*GOAL OF THE EXERCISE*. Omit the pictures and print exactly the lines of the listing below, starting at the first and ending at the line containing "plt.rcParams['font.weight'] = 'bold'".

*DATASET EXTRACT*.
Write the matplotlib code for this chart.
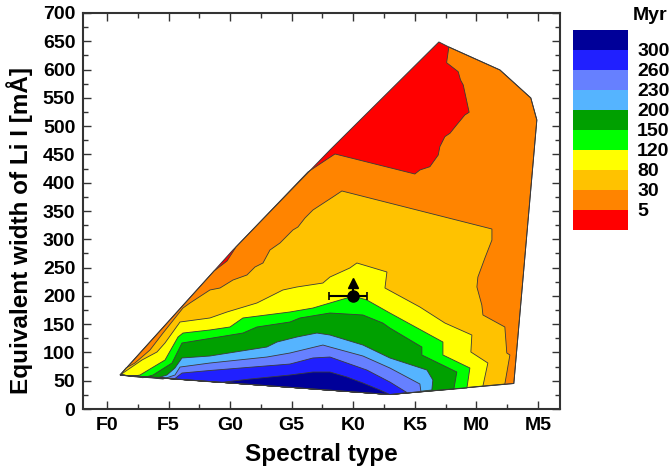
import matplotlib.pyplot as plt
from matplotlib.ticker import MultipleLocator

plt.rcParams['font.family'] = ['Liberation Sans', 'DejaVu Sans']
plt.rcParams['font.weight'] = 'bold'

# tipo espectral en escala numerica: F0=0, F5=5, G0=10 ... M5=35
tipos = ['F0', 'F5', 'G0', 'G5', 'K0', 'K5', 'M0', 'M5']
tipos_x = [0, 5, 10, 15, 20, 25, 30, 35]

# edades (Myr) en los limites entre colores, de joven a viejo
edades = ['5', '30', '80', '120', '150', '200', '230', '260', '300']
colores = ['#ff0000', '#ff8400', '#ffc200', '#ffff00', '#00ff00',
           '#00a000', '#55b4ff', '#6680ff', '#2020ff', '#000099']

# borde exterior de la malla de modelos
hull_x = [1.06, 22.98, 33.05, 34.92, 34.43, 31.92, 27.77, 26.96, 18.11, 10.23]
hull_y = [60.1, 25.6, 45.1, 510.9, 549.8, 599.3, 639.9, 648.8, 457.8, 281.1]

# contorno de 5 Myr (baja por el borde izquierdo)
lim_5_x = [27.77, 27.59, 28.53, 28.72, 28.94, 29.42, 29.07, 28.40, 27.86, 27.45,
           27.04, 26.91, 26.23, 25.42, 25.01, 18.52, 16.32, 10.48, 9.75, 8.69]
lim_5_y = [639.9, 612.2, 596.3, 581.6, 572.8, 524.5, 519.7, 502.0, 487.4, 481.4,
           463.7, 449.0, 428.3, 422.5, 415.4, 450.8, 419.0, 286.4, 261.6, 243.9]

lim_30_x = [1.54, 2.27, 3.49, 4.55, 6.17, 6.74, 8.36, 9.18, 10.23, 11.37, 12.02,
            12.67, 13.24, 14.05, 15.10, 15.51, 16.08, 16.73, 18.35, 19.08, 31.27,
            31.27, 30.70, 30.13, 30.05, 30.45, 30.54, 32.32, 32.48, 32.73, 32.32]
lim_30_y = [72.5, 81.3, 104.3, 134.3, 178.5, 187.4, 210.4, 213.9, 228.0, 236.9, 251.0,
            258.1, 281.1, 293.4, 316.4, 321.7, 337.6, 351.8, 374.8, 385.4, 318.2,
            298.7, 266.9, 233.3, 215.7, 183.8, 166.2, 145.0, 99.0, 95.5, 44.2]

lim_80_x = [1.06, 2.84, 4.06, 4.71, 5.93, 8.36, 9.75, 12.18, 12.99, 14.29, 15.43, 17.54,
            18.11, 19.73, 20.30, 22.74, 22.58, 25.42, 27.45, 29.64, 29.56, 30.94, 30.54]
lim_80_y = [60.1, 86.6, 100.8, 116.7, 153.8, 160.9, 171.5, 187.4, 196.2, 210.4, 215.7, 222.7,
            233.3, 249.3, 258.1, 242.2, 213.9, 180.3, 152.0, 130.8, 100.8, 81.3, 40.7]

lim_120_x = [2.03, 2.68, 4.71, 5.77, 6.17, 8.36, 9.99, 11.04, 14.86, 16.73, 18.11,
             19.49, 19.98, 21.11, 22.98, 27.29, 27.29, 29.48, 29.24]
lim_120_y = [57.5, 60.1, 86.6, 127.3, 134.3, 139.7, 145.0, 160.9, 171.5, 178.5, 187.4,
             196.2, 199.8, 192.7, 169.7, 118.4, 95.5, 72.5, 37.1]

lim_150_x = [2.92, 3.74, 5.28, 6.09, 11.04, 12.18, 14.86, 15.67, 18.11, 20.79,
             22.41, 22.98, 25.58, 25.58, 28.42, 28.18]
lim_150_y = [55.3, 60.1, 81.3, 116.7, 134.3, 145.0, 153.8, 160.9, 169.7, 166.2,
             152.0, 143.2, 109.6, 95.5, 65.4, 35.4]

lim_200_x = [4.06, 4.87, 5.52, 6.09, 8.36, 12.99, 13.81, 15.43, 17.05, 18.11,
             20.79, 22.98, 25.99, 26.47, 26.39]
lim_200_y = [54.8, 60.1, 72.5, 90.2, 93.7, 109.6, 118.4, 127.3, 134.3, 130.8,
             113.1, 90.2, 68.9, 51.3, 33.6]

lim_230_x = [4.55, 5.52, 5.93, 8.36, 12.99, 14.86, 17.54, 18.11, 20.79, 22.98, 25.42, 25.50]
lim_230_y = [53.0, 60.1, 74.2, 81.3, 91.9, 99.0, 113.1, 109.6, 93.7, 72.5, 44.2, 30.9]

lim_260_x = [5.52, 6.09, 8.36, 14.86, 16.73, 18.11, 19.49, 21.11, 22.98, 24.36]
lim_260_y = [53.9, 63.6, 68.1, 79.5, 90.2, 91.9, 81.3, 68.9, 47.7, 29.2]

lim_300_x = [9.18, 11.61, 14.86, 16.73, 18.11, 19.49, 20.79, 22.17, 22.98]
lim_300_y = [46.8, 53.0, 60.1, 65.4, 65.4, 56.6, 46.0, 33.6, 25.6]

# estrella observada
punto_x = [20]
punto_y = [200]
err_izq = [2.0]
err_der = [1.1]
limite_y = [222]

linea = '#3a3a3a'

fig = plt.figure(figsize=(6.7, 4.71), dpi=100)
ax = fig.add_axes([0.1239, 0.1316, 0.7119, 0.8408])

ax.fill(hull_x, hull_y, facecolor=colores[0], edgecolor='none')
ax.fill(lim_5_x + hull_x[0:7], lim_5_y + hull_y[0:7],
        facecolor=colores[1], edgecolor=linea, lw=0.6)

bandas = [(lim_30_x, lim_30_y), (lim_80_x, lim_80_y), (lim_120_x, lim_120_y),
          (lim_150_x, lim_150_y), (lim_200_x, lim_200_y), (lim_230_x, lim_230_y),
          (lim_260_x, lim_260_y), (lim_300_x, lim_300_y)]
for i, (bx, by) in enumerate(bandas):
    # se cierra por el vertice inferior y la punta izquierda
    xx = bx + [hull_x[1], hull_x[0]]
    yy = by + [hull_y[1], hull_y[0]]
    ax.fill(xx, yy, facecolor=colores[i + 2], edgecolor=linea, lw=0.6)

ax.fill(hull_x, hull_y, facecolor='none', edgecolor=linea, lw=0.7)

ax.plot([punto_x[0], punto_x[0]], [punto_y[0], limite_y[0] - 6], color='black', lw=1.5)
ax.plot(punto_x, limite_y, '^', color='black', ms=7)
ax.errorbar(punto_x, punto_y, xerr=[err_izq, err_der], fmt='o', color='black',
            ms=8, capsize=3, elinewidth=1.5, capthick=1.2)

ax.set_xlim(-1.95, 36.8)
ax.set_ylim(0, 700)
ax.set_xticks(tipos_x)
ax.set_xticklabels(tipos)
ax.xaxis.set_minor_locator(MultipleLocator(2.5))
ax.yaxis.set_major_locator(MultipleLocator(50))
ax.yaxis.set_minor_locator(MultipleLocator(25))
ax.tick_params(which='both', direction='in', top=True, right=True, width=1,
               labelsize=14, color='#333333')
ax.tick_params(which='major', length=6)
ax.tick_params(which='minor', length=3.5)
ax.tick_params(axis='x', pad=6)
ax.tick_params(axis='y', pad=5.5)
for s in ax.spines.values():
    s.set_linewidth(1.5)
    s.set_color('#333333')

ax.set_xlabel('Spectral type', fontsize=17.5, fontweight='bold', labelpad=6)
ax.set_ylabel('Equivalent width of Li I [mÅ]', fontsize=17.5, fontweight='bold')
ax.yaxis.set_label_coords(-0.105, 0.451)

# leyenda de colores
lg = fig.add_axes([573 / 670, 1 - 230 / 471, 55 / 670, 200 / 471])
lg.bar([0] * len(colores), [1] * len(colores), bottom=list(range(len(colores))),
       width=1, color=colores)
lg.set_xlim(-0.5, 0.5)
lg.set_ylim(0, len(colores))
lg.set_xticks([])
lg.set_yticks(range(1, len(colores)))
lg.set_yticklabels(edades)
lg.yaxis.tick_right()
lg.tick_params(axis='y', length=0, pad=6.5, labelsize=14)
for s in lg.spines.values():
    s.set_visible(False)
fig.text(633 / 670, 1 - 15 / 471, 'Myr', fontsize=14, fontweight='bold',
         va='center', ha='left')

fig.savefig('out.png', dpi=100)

*WRITTEN RESPONSE*.
Write the matplotlib code for this chart.
import matplotlib.pyplot as plt
from matplotlib.ticker import MultipleLocator

plt.rcParams['font.family'] = ['Liberation Sans', 'DejaVu Sans']
plt.rcParams['font.weight'] = 'bold'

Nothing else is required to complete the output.